Victim-Centred Approaches in Policing & Justice
Building Trust, Safety, and Better Outcomes Through Compassion
12/12/20252 min read
For victims of abuse, violence, and exploitation, the first interaction with the justice system can determine whether they continue to seek help or withdraw entirely. Victim-Centred Approaches in Policing & Justice focuses on how trauma shapes behaviour, disclosure, and engagement, and how compassionate, informed practice leads to safer victims, stronger evidence, and better outcomes for all involved.

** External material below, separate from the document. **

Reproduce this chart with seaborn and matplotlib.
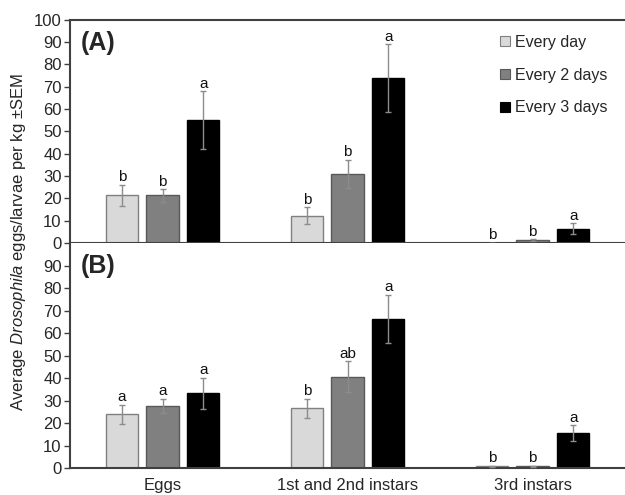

Victim-centred practice recognises that trauma fundamentally affects how people think, communicate, and remember. Survivors may present as calm, confused, distressed, angry, or emotionally detached, sometimes within the same interaction. These responses are often misinterpreted as inconsistency, unreliability, or lack of cooperation. This session helps professionals understand that fear, shame, loyalty to the perpetrator, and survival instincts all influence how and when victims disclose information.
A key focus of the training is first-point-of-contact response. Initial interactions shape trust and determine whether a victim feels safe enough to engage further. Tone of voice, body language, and questioning style can either ground a survivor or push them deeper into survival mode. This session explores how small adjustments in communication can significantly improve victim engagement, emotional regulation, and willingness to continue with the process.
Participants gain insight into questioning approaches that support both safeguarding and evidence-gathering. Trauma-informed questioning reduces re-traumatisation while still enabling accurate information to be obtained. Understanding how memory works under stress allows professionals to avoid common pitfalls, such as pressing for linear timelines or immediate clarity when the brain is still in a state of threat response. Compassionate questioning builds rapport, reduces fear, and ultimately strengthens investigations.
The session also addresses the emotional impact of policing and justice work on professionals themselves. Working with trauma-exposed individuals can lead to burnout, frustration, or emotional distancing. By reframing victim behaviour through a trauma-informed lens, professionals often experience reduced conflict, improved confidence, and greater clarity in decision-making. Victim-centred practice benefits not only those seeking help, but the professionals tasked with supporting them.
This training is designed for police forces, PCSOs, RASSO units, CID teams, legal professionals, probation and safeguarding teams, and multi-agency frontline responders. Delivered in a 45-minute session with an interactive exercise, and priced at £375 per session, it offers practical, immediately applicable guidance that aligns safeguarding, investigation, and victim wellbeing.
By the end of the session, participants develop a stronger understanding of how trauma affects reporting and engagement, how to communicate in ways that keep victims safe and supported, and how trust and compassion directly improve outcomes in policing and justice. Victim-centred practice is not a barrier to effective investigation — it is the foundation of it.